BEGIN
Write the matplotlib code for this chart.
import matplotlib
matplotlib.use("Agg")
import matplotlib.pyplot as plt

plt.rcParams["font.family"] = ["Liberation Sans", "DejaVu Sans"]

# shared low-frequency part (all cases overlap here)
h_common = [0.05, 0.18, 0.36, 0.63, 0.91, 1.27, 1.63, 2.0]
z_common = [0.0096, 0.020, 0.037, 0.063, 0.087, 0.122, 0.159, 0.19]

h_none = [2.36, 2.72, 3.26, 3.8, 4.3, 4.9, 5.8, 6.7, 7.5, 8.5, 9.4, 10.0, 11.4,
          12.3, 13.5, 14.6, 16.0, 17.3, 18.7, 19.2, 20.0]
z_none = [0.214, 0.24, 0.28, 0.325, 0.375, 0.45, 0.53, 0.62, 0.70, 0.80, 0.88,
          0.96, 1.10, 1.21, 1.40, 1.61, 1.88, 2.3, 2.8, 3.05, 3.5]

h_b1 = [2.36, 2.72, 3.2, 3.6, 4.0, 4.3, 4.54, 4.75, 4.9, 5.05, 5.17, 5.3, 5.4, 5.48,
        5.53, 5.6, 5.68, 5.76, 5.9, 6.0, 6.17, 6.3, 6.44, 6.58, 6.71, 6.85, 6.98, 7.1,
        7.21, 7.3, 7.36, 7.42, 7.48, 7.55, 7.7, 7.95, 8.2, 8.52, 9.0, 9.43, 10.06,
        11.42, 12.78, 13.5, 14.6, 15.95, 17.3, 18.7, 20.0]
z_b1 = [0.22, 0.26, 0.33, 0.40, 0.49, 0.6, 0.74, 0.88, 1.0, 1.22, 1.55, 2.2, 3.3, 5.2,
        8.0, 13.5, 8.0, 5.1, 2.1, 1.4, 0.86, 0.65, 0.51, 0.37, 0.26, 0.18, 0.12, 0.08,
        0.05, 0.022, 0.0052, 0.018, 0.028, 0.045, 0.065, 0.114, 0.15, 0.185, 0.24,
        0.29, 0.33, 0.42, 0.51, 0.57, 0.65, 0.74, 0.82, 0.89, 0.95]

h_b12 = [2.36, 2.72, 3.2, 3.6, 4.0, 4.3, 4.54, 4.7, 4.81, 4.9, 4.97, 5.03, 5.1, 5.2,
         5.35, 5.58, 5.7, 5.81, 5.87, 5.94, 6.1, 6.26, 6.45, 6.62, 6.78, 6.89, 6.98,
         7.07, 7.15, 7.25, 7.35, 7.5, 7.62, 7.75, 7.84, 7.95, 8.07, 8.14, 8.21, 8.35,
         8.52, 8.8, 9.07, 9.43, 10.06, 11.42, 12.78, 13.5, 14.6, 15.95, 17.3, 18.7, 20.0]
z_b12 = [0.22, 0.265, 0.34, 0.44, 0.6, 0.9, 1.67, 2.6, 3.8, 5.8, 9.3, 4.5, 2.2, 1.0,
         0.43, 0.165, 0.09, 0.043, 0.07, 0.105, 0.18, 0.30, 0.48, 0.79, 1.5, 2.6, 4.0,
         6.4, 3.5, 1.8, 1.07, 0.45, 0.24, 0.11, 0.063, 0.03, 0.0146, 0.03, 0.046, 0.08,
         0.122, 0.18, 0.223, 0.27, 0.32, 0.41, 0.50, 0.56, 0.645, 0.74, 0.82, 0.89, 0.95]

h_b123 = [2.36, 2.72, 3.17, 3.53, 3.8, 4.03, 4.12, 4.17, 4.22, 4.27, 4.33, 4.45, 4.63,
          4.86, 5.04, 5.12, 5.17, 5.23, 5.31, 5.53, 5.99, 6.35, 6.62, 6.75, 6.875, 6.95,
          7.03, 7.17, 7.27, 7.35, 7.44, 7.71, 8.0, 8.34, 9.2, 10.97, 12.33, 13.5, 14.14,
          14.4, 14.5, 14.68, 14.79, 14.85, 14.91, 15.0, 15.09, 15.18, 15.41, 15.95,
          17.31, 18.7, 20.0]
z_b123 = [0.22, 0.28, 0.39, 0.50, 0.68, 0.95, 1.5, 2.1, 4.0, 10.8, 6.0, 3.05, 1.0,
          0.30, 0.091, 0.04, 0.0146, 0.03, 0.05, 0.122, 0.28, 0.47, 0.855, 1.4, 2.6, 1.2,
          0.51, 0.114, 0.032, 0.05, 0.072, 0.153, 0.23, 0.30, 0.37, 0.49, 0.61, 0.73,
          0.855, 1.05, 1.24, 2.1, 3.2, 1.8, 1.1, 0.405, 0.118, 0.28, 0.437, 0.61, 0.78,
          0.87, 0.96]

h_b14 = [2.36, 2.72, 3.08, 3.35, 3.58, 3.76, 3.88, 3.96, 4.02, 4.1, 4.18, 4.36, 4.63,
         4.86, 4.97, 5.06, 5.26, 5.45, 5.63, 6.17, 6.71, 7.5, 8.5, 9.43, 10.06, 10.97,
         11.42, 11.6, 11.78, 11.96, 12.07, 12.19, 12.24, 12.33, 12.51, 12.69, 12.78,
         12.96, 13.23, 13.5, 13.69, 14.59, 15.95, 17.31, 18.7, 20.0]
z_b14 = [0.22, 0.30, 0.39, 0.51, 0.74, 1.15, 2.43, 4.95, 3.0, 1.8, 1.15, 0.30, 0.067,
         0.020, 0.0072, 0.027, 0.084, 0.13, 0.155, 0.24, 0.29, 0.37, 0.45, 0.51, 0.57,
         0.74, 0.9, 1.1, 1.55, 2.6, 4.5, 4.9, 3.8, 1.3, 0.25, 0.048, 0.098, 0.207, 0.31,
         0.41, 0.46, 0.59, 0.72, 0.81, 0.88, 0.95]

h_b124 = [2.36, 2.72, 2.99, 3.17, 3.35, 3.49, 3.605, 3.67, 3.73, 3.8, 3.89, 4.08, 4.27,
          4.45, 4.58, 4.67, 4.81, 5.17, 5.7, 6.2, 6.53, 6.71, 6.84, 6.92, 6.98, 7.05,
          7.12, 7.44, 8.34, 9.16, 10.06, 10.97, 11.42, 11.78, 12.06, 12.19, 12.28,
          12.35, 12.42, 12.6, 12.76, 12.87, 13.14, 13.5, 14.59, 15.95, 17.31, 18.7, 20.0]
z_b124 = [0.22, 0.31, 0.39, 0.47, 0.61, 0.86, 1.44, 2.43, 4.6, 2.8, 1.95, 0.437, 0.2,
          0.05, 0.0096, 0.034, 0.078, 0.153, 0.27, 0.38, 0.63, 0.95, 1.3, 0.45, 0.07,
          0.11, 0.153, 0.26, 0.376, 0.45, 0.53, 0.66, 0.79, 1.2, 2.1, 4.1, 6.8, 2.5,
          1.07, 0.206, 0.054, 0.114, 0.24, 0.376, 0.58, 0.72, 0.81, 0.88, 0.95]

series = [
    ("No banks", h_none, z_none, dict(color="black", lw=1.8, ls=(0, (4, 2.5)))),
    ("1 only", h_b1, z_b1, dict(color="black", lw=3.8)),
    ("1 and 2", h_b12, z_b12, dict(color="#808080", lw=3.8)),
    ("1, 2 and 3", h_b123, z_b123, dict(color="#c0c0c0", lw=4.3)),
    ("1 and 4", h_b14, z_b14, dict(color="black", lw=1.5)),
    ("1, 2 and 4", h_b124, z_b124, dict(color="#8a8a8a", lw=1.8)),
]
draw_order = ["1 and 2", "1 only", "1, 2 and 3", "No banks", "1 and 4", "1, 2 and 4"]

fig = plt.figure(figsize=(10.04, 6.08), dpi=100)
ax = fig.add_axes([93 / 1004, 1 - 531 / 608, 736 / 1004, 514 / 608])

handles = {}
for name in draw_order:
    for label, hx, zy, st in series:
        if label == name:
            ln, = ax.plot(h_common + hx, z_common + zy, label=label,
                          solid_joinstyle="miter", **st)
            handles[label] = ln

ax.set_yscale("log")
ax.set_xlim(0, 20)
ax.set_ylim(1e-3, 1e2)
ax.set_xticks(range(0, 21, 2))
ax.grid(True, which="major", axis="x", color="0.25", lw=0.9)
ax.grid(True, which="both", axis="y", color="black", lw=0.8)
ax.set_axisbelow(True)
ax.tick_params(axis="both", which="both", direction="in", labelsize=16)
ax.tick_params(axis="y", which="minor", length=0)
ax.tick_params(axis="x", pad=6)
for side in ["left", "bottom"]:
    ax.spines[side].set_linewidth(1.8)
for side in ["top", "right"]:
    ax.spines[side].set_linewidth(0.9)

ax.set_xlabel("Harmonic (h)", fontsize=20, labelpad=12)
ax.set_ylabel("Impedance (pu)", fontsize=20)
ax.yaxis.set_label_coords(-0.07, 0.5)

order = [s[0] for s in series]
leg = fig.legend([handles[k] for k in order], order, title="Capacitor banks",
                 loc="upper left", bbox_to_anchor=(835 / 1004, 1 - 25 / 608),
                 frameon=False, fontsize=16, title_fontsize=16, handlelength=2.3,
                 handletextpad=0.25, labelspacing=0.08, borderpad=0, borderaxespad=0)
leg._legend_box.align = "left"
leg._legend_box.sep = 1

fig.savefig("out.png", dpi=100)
END
REQUEST:
Give back exactly the material above from its opening line to the line bearing "0.96, 1.10, 1.21, 1.40, 1.61, 1.88, 2.3, 2.8, 3.05, 3.5]".

WRITTEN ANSWER:
Write the matplotlib code for this chart.
import matplotlib
matplotlib.use("Agg")
import matplotlib.pyplot as plt

plt.rcParams["font.family"] = ["Liberation Sans", "DejaVu Sans"]

# shared low-frequency part (all cases overlap here)
h_common = [0.05, 0.18, 0.36, 0.63, 0.91, 1.27, 1.63, 2.0]
z_common = [0.0096, 0.020, 0.037, 0.063, 0.087, 0.122, 0.159, 0.19]

h_none = [2.36, 2.72, 3.26, 3.8, 4.3, 4.9, 5.8, 6.7, 7.5, 8.5, 9.4, 10.0, 11.4,
          12.3, 13.5, 14.6, 16.0, 17.3, 18.7, 19.2, 20.0]
z_none = [0.214, 0.24, 0.28, 0.325, 0.375, 0.45, 0.53, 0.62, 0.70, 0.80, 0.88,
          0.96, 1.10, 1.21, 1.40, 1.61, 1.88, 2.3, 2.8, 3.05, 3.5]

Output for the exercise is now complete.